Parmi les programmes de Karuna, celui de l’aide au retour en zones redevenues sûres reste difficile à appliquer. Lahpin Hakh vient de reconstruire sa maison avec l’aide de Karuna. Petite et simplement faite de bambous, sans eau courante ni électricité, la maison est divisée en deux : la pièce à vivre et la pièce à dormir. Clouée à la façade, une croix blanche. « Nous avons passé cinq ans dans un camp. Il est temps de rentrer chez nous », dit-il. La femme et la mère de Lahpin Hakh sont fières de la maison, mais elles ne sont pas prêtes à y dormir. Elles et les enfants rentreront au camp cette nuit. « Nous sommes trop près de la route. Les soldats de la Tamatdaw violent, pillent et tuent, dit sa femme. J’ai encore peur. »

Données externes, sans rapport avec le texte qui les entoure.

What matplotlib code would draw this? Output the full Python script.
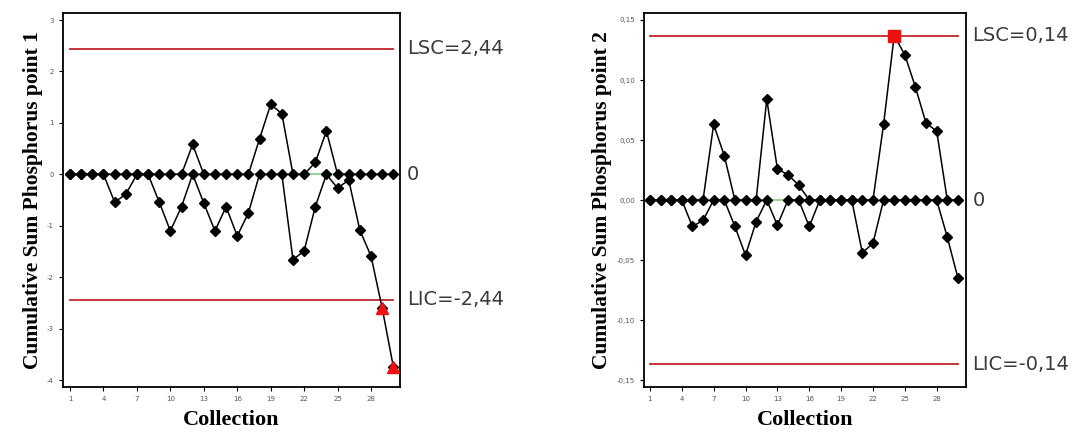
import numpy as np
import matplotlib
matplotlib.use("Agg")
import matplotlib.pyplot as plt

collection = list(range(1, 31))

# point 1 : upper and lower cumulative sums
cp1 = [0, 0, 0, 0, 0, 0, 0, 0, 0, 0, 0, 0.58, 0, 0, 0, 0, 0, 0.69, 1.36, 1.18,
       0, 0, 0.23, 0.84, 0, 0, 0, 0, 0, 0]
cm1 = [0, 0, 0, 0, -0.54, -0.39, 0, 0, -0.54, -1.1, -0.63, 0, -0.56, -1.1, -0.63, -1.2, -0.75, 0, 0, 0,
       -1.66, -1.49, -0.63, 0, -0.27, -0.11, -1.09, -1.59, -2.6, -3.74]
lsc1, lic1 = 2.44, -2.44
lab1 = ["LSC=2,44", "0", "LIC=-2,44"]
yt1 = [3, 2, 1, 0, -1, -2, -3, -4]
ytl1 = ["3", "2", "1", "0", "-1", "-2", "-3", "-4"]
out1 = [29, 30]   # red triangles (lower series)

# point 2
cp2 = [0, 0, 0, 0, 0, 0, 0.063, 0.037, 0, 0, 0, 0.084, 0.026, 0.021, 0.0125, 0, 0, 0, 0, 0,
       0, 0, 0.063, 0.137, 0.121, 0.094, 0.064, 0.0575, 0, 0]
cm2 = [0, 0, 0, 0, -0.022, -0.017, 0, 0, -0.022, -0.046, -0.018, 0, -0.021, 0, 0, -0.022, 0, 0, 0, 0,
       -0.044, -0.036, 0, 0, 0, 0, 0, 0, -0.031, -0.065]
lsc2, lic2 = 0.137, -0.137
lab2 = ["LSC=0,14", "0", "LIC=-0,14"]
yt2 = [0.15, 0.10, 0.05, 0.0, -0.05, -0.10, -0.15]
ytl2 = ["0,15", "0,10", "0,05", "0,00", "-0,05", "-0,10", "-0,15"]
out2 = [24]       # red square (upper series)

xt = [1, 4, 7, 10, 13, 16, 19, 22, 25, 28]

fig = plt.figure(figsize=(10.75, 4.33), dpi=100)
ax1 = fig.add_axes([0.0586, 0.1062, 0.3135, 0.8637])
ax2 = fig.add_axes([0.599, 0.1062, 0.2995, 0.8637])


def draw(ax, cp, cm, lsc, lic, labels, yt, ytl, ylim, xlim, ylab, red_idx, red_series, red_marker):
    x = np.array(collection)
    ax.plot(x, [0] * len(x), color="#7fd07f", lw=1.2, zorder=1)
    ax.plot(x, [lsc] * len(x), color="#c0262b", lw=1.3, zorder=1)
    ax.plot(x, [lic] * len(x), color="#c0262b", lw=1.3, zorder=1)
    ax.plot(x, cp, color="black", lw=1.1, marker="D", ms=5.5, zorder=3)
    ax.plot(x, cm, color="black", lw=1.1, marker="D", ms=5.5, zorder=3)
    vals = np.array(red_series)
    idx = np.array(red_idx)
    ax.plot(idx, vals[idx - 1], ls="none", marker=red_marker, color="#ee1111", ms=8, zorder=4)
    ax.set_xlim(*xlim)
    ax.set_ylim(*ylim)
    ax.set_xticks(xt)
    ax.set_xticklabels([str(v) for v in xt])
    ax.set_yticks(yt)
    ax.set_yticklabels(ytl)
    ax.tick_params(direction="out", length=3, width=0.8, labelsize=5, labelcolor="#555555")
    for s in ax.spines.values():
        s.set_linewidth(1.3)
    ax.set_xlabel("Collection", family="Liberation Serif", fontweight="bold", fontsize=16, labelpad=6)
    ax.set_ylabel(ylab, family="Liberation Serif", fontweight="bold", fontsize=15.5, labelpad=3)
    tr = ax.get_yaxis_transform()
    for v, t in zip([lsc, 0, lic], labels):
        ax.text(1.02, v, t, transform=tr, ha="left", va="center", fontsize=14,
                color="#3a3a3a", clip_on=False)


draw(ax1, cp1, cm1, lsc1, lic1, lab1, yt1, ytl1, (-4.136, 3.136), (0.37, 30.6),
     "Cumulative Sum Phosphorus point 1", out1, cm1, "^")
draw(ax2, cp2, cm2, lsc2, lic2, lab2, yt2, ytl2, (-0.1558, 0.1558), (0.435, 30.75),
     "Cumulative Sum Phosphorus point 2", out2, cp2, "s")

fig.savefig("out.png", dpi=100)
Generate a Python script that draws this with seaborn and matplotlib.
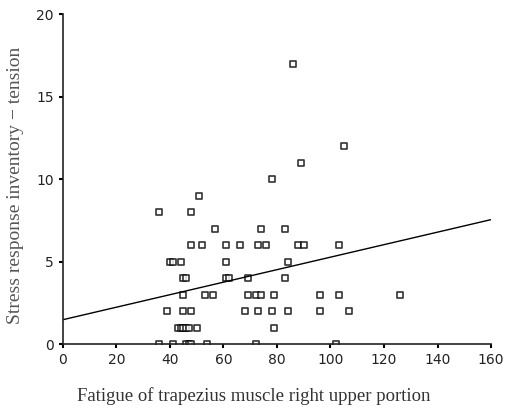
import matplotlib
matplotlib.use("Agg")
import matplotlib.pyplot as plt
import pandas as pd
import seaborn as sns

# fatigue (x) and stress-tension score (y)
fatigue = [
    86, 105, 89, 78, 51,
    36, 48,
    57, 74, 83,
    48, 52, 61, 66, 73, 76, 88, 90, 103,
    40, 41, 44, 61, 84,
    45, 46, 61, 62, 69, 83,
    45, 53, 56, 69, 72, 74, 79, 96, 103, 126,
    39, 45, 48, 68, 73, 78, 84, 96, 107,
    43, 44, 45, 46, 47, 50, 79,
    36, 41, 46, 47, 48, 54, 72, 102,
]
tension = (
    [17, 12, 11, 10, 9]
    + [8] * 2
    + [7] * 3
    + [6] * 9
    + [5] * 5
    + [4] * 6
    + [3] * 10
    + [2] * 9
    + [1] * 7
    + [0] * 8
)
x_ticks = [0, 20, 40, 60, 80, 100, 120, 140, 160]
y_ticks = [0, 5, 10, 15, 20]

df = pd.DataFrame({"fatigue": fatigue, "tension": tension})

sns.set_style("ticks")
fig = plt.figure(figsize=(5.12, 4.13), dpi=100)
ax = fig.add_axes([0.123, 0.167, 0.836, 0.799])
ax.set_xlim(0, 160)
ax.set_ylim(0, 20)

# fit line spans the whole x range (truncate=False uses current xlim)
sns.regplot(
    data=df,
    x="fatigue",
    y="tension",
    ci=None,
    truncate=False,
    marker="s",
    scatter_kws={"s": 16, "facecolors": "white", "edgecolors": "black", "linewidths": 1.2},
    line_kws={"color": "black", "lw": 1.0},
    ax=ax,
)

ax.set_xlim(0, 160)
ax.set_ylim(0, 20)
ax.set_xticks(x_ticks)
ax.set_yticks(y_ticks)
ax.tick_params(labelsize=10, length=3, width=1.5, color="black", labelcolor="#222")
for s in ["left", "bottom"]:
    ax.spines[s].set_linewidth(1.2)
    ax.spines[s].set_color("#222")
sns.despine(ax=ax)

ax.set_xlabel("Fatigue of trapezius muscle right upper portion",
              family="Liberation Serif", fontsize=13.5, color="#333")
ax.set_ylabel("Stress response inventory \u2212 tension",
              family="Liberation Serif", fontsize=14, color="#555")
ax.xaxis.set_label_coords(0.445, -0.13)
ax.yaxis.set_label_coords(-0.09, 0.48)

fig.savefig("out.png", dpi=100)
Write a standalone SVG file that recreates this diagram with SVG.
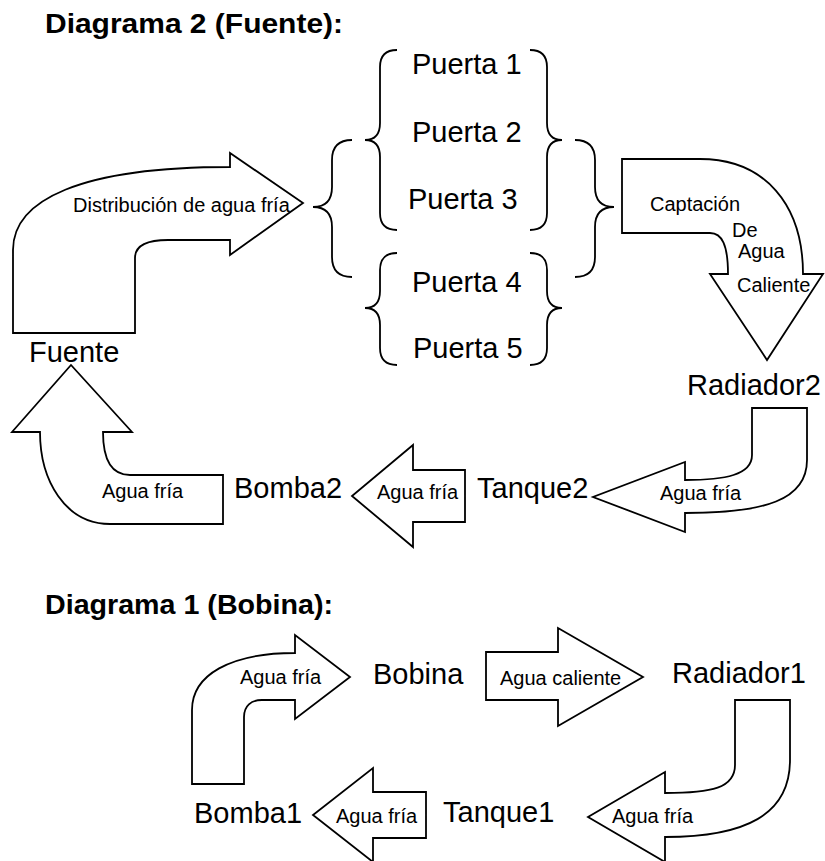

« Les déplacés sont devenus dépendants de l’aide et beaucoup ne veulent plus quitter les camps », explique le père Paul Awng Dang, directeur de Karuna Bhamo. « Nous ne les obligeons pas à partir mais nous les y invitons, car leur dignité exige qu’ils retrouvent leur cadre de vie et leur travail. De plus, l’autorité parentale s’étiole dans les camps et la culture kachin est en train de se perdre. »
1. Pièce de tissu dans laquelle les hommes se drapent de la taille aux genoux.